I am wondering how far we should go in our eagerness to be scientific to start to undermine the authority of Scripture. When we think of the Bible as non-inerrant, I wonder just how far this will take us. In our doctrinal statement we state that the Bible is "the only unerring guide of faith and conduct." We also state that
'the Holy Scriptures are the inspired Word of God." To me this has meant that the Bible is always reliable and that it contains no errors in the autographs. However by the June issue of the Journal I see a quite different position.
I am asking what this may lead to in the long run. Is this not the beginning of a departure from the faith? I know that you have done a fine job in defending your position but it does not satisfy me. I believe that there are others who will agree with me. You have properly emphasized the fact that we may have only partial truth. However when it comes to the Word of God, this is not partial truth.
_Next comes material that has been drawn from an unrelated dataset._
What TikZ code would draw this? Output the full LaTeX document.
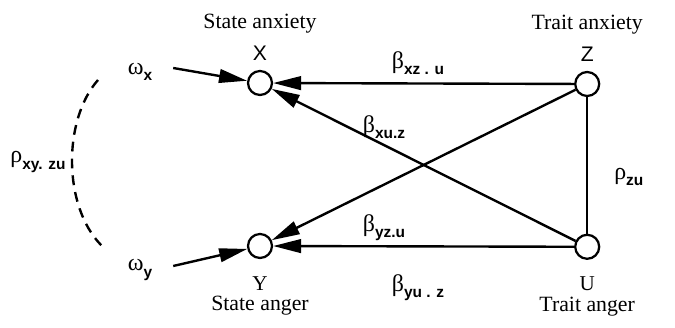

When Jesus says, "I am the way, the truth and the life," he is not stating a partial truth, if I understand the meaning.

As I see your position, it leads to more and more departure from the truth that we do have in the Bible. If the Bible contains errors, where do we stop. Perhaps the Bible is in error in many areas which are important in the matter of salvation. Was Jesus truly human and truly divine? I know many so-called Christians who declare that he was only human. And so it goes from one bad thing to another. So I am wondering what is our guide. Do you have an infallible guide as to which part of the Bible is in error and which is perfect?

This is a matter of deep concern to me and I think that it should be of concern to all.


(Ed. Note - In subsequent correspondence. Dr. Hartzler has graciously responded as follows, "I feel well now that you have explained your point of view with regard to errors in the Bible. I agree with you that we need to understand the real meaning of the term 'inerrancy' and! now am satisfied with your interpretation of that word. I have read and reread your article in the September 1963 issue of the Journal ASA, "A Perspective on Scriptural Inerrancy, "and now feel that I can agree with most of what you have said. ")


Norman L. Geisler Director, Publications Division International Council on Biblical Inerrancy P.O. Box 13261, Oakland, California 94661

As Editor of the International Council on Biblical Inerrancy I would like the privilege of equal space to reply to your attack on inerrancy in the June issue of the Journal ASA. I assume you are open to all sides.


(Ed. Note - See March 1980 issue.)
(Ed. Note - To interpret the articles in the June 1979 issue of the Journal ASA as any kind of departure from Christian orthodoxy, or to suppose that any of the authors would advocate a position in which there were errors in the Bible, can be the result only of a serious misunderstanding. To challenge a particular interpretation of what inerrancy means, is not to challenge the real meaning of inerrancy. The question raised by the authors of the June issue is not the question of whether the Bible is inerrant, but what it means to assert that the Bible is inerrant. Our desire is to be faithful to the Bible itself, not to some relatively modern interpretation of what inerrancy ought to mean. We maintain that the difficulty with the word "inerrancy" is that we cannot know what we mean unless we are able to define an "error." This rapidly gets to be a problem in philosophical nit-picking. We don't want the authority and reliability of the Bible to rest on philosophical nit-picking. What the authors of the June issue say is not very different from the statements in the Chicago Statement on Biblical Inerrancy of the International Council on Biblical Inerrancy in Article XIII and in the Expositions portion, as quoted in the June issue. Readers will do the ASA a serious disservice if they represent these papers as an attack on the concept of inerrancy, or as advocating a position in which errors exist in the Bible. On the other hand, if they can see the distinctions that are being made by many evangelicals in an effort to remain truly biblical instead of being boxed in by a nonbiblical philosophical insistence on some kind of "absolute inerrancy," they will do the Christian position and the ASA a great service in making this known.)